Дженни строго постучала пальцем по столу.

– Еще раз напомню, полковник, если вы невнимательно прочли приказ: все решаю на этой базе я. Единственная причина, почему вы до сих пор здесь, а не в следственном изоляторе ЦУБа, – это потому что вы мне нужны для работы с рецидами.

Полковник выпрямился во весь рост.

– Если ЦУБ мне больше не доверяет, я готов сегодня же подать рапорт об отставке!

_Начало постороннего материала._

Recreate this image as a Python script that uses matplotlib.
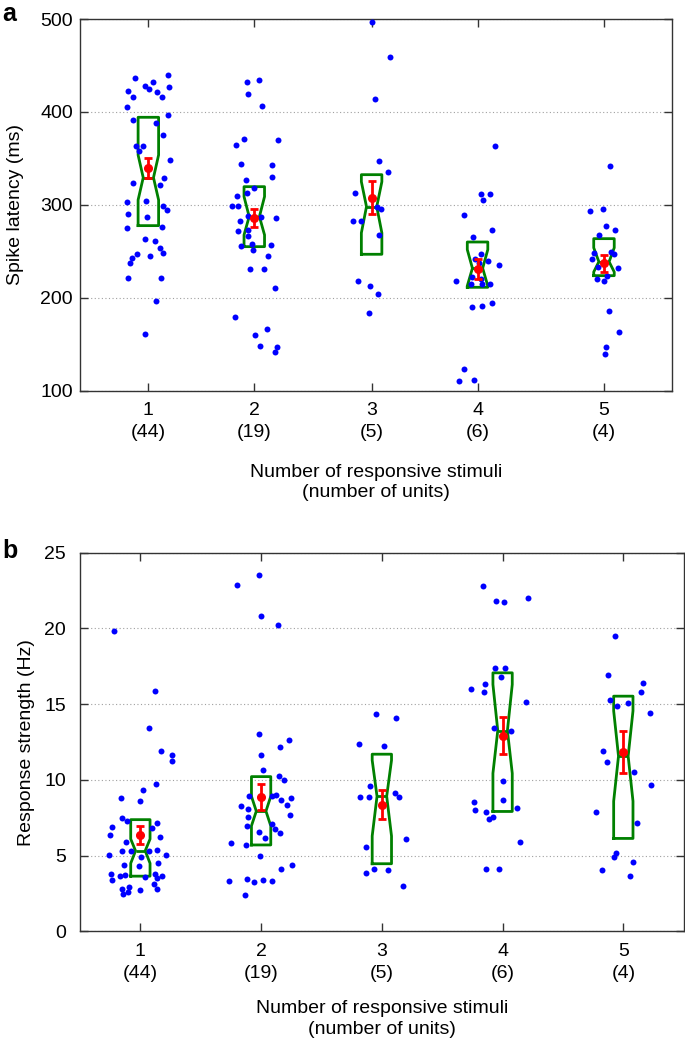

– Э, нет! – усмехнулась Дженни. – Наломать дров и сбежать? Нет, теперь нам всем предстоит это расхлебывать!

– Что расхлебывать?!

– Вы так и не поняли? – удивилась Дженни. – Хорошо, объясню. Пересядьте, пожалуйста, на диванчик, а я займу ваше кресло, чтоб мы с вами лучше понимали наше нынешнее положение. Итак, вы сидите на базе двадцать три года.

– Саймон сидит. Я служу.

– Все это время про Ич-Шелл никто не помнит. Все знают Большой Шелл – планету с древней расой и богатой цивилизацией, там есть что посмотреть. То, что у Шелла есть малопригодный для жизни спутник, планета Ич-Шелл, – помнят только астрономы.

– Это не планета, а планетоид, – поправил полковник.

– Неважно. В его глубине – транспортный хаб, каких тысячи во Вселенной. Но он жизненно необходим нашей расе, потому что Большой Шелл – вы знаете, под чьим протекторатом. Адонцы не дадут нам построить свой хаб. А других пригодных тел в этом районе нет. Без хаба мы теряем доступ ко всему рукаву Малого Магелланова Облака, а там наши территории и наши люди. Поэтому уйти мы отсюда не можем. И здесь имеется наш гарнизон, а также ремонтники, пара ученых. Но тут есть жизнь. Причем разумная.

– Это не разум.

– Есть критерии разумной расы, полковник. Рециды разумны по всем критериям. И вот мир живет все эти годы в уверенности, что база – сама по себе, рециды – сами по себе, и, наверно, какие-то ученые приходят к дикарям собирать фольклор, а взамен дарят азбуку, фонарики и водяные скважины.

– Примерно так и было, пока они не сожрали фольклористов, – кивнул полковник. – Только азбука наша им ни к чему – у них врожденный язык-рефлекс, их мозг не способен выучить и десяток чужих слов, мы пытались. И скважины, кстати, мы тоже ставили – они их сами поломали и забили камнями. У них же война племен, битвы кланов, кровная месть, набеги. Пусть ни у кого не будет колодца, лишь бы у врага не было…

– Это ваша неудача в работе с рецидами, – жестко перебила Дженни.